— Start Data to use —
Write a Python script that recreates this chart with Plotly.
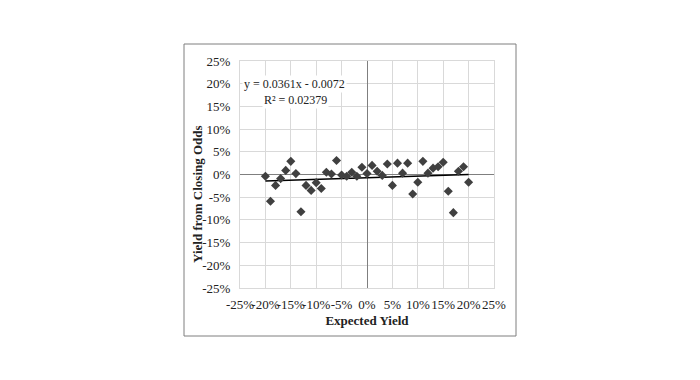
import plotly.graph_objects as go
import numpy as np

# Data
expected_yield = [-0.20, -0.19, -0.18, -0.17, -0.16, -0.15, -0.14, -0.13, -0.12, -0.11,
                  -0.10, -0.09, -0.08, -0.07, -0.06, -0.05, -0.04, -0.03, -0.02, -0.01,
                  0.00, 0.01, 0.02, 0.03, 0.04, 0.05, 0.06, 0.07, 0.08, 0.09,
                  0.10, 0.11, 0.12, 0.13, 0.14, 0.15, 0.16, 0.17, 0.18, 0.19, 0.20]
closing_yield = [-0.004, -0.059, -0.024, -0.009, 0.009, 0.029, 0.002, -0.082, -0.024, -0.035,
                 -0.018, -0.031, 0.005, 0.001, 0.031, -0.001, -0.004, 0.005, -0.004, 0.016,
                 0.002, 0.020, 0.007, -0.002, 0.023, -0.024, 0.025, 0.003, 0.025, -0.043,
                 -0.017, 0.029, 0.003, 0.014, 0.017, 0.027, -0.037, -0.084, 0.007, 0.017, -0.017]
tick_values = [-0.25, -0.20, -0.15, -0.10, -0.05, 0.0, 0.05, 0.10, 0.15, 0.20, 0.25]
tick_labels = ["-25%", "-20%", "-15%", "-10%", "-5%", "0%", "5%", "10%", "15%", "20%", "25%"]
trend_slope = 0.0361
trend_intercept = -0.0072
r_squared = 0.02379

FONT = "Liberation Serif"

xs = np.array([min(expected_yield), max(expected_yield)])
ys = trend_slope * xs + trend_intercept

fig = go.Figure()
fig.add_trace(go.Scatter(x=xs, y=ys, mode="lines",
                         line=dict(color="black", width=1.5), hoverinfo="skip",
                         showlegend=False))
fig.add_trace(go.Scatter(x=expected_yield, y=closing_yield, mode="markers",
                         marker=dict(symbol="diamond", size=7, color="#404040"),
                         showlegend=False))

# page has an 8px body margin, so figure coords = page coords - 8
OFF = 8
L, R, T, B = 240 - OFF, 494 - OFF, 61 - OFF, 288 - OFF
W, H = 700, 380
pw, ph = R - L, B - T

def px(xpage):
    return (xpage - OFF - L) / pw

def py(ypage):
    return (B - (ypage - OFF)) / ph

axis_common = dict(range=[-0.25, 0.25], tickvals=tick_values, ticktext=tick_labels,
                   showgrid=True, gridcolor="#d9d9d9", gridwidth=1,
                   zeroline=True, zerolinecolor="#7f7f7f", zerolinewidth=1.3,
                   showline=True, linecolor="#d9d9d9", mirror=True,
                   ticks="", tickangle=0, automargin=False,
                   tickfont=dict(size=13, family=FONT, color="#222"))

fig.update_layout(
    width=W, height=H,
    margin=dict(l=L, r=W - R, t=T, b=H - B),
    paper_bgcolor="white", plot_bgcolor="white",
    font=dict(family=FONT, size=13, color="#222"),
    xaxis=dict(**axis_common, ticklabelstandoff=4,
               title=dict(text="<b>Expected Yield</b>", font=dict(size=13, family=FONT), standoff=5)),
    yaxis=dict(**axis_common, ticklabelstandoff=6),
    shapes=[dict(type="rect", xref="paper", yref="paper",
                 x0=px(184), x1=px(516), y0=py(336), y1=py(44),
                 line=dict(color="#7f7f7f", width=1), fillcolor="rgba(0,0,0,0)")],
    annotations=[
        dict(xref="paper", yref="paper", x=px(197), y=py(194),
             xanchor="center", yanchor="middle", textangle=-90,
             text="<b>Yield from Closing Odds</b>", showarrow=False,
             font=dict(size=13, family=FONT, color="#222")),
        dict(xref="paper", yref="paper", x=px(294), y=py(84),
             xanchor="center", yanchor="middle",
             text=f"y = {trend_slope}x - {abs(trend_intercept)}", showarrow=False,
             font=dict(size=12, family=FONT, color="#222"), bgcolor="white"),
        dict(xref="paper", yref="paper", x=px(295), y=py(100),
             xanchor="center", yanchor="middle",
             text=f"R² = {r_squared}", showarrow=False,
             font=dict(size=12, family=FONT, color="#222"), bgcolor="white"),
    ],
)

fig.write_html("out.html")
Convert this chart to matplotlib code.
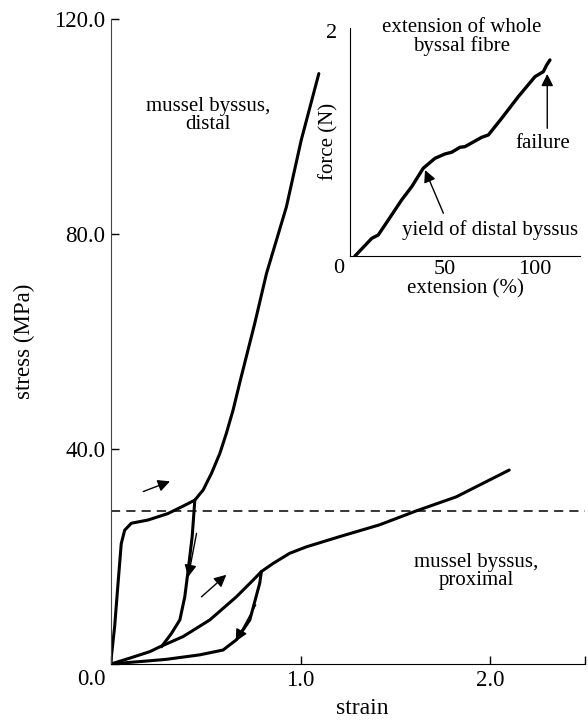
— End Data to use —
Short problem:
Transcribe the records word for word and include no pictures.

Reply to the task:
Write a Python script that recreates this chart with Plotly.
import plotly.graph_objects as go
import numpy as np

# Data
expected_yield = [-0.20, -0.19, -0.18, -0.17, -0.16, -0.15, -0.14, -0.13, -0.12, -0.11,
                  -0.10, -0.09, -0.08, -0.07, -0.06, -0.05, -0.04, -0.03, -0.02, -0.01,
                  0.00, 0.01, 0.02, 0.03, 0.04, 0.05, 0.06, 0.07, 0.08, 0.09,
                  0.10, 0.11, 0.12, 0.13, 0.14, 0.15, 0.16, 0.17, 0.18, 0.19, 0.20]
closing_yield = [-0.004, -0.059, -0.024, -0.009, 0.009, 0.029, 0.002, -0.082, -0.024, -0.035,
                 -0.018, -0.031, 0.005, 0.001, 0.031, -0.001, -0.004, 0.005, -0.004, 0.016,
                 0.002, 0.020, 0.007, -0.002, 0.023, -0.024, 0.025, 0.003, 0.025, -0.043,
                 -0.017, 0.029, 0.003, 0.014, 0.017, 0.027, -0.037, -0.084, 0.007, 0.017, -0.017]
tick_values = [-0.25, -0.20, -0.15, -0.10, -0.05, 0.0, 0.05, 0.10, 0.15, 0.20, 0.25]
tick_labels = ["-25%", "-20%", "-15%", "-10%", "-5%", "0%", "5%", "10%", "15%", "20%", "25%"]
trend_slope = 0.0361
trend_intercept = -0.0072
r_squared = 0.02379

FONT = "Liberation Serif"

xs = np.array([min(expected_yield), max(expected_yield)])
ys = trend_slope * xs + trend_intercept

fig = go.Figure()
fig.add_trace(go.Scatter(x=xs, y=ys, mode="lines",
                         line=dict(color="black", width=1.5), hoverinfo="skip",
                         showlegend=False))
fig.add_trace(go.Scatter(x=expected_yield, y=closing_yield, mode="markers",
                         marker=dict(symbol="diamond", size=7, color="#404040"),
                         showlegend=False))

# page has an 8px body margin, so figure coords = page coords - 8
OFF = 8
L, R, T, B = 240 - OFF, 494 - OFF, 61 - OFF, 288 - OFF
W, H = 700, 380
pw, ph = R - L, B - T

def px(xpage):
    return (xpage - OFF - L) / pw

def py(ypage):
    return (B - (ypage - OFF)) / ph

axis_common = dict(range=[-0.25, 0.25], tickvals=tick_values, ticktext=tick_labels,
                   showgrid=True, gridcolor="#d9d9d9", gridwidth=1,
                   zeroline=True, zerolinecolor="#7f7f7f", zerolinewidth=1.3,
                   showline=True, linecolor="#d9d9d9", mirror=True,
                   ticks="", tickangle=0, automargin=False,
                   tickfont=dict(size=13, family=FONT, color="#222"))

fig.update_layout(
    width=W, height=H,
    margin=dict(l=L, r=W - R, t=T, b=H - B),
    paper_bgcolor="white", plot_bgcolor="white",
    font=dict(family=FONT, size=13, color="#222"),
    xaxis=dict(**axis_common, ticklabelstandoff=4,
               title=dict(text="<b>Expected Yield</b>", font=dict(size=13, family=FONT), standoff=5)),
    yaxis=dict(**axis_common, ticklabelstandoff=6),
    shapes=[dict(type="rect", xref="paper", yref="paper",
                 x0=px(184), x1=px(516), y0=py(336), y1=py(44),
                 line=dict(color="#7f7f7f", width=1), fillcolor="rgba(0,0,0,0)")],
    annotations=[
        dict(xref="paper", yref="paper", x=px(197), y=py(194),
             xanchor="center", yanchor="middle", textangle=-90,
             text="<b>Yield from Closing Odds</b>", showarrow=False,
             font=dict(size=13, family=FONT, color="#222")),
        dict(xref="paper", yref="paper", x=px(294), y=py(84),
             xanchor="center", yanchor="middle",
             text=f"y = {trend_slope}x - {abs(trend_intercept)}", showarrow=False,
             font=dict(size=12, family=FONT, color="#222"), bgcolor="white"),
        dict(xref="paper", yref="paper", x=px(295), y=py(100),
             xanchor="center", yanchor="middle",
             text=f"R² = {r_squared}", showarrow=False,
             font=dict(size=12, family=FONT, color="#222"), bgcolor="white"),
    ],
)

fig.write_html("out.html")
Convert this chart to matplotlib code.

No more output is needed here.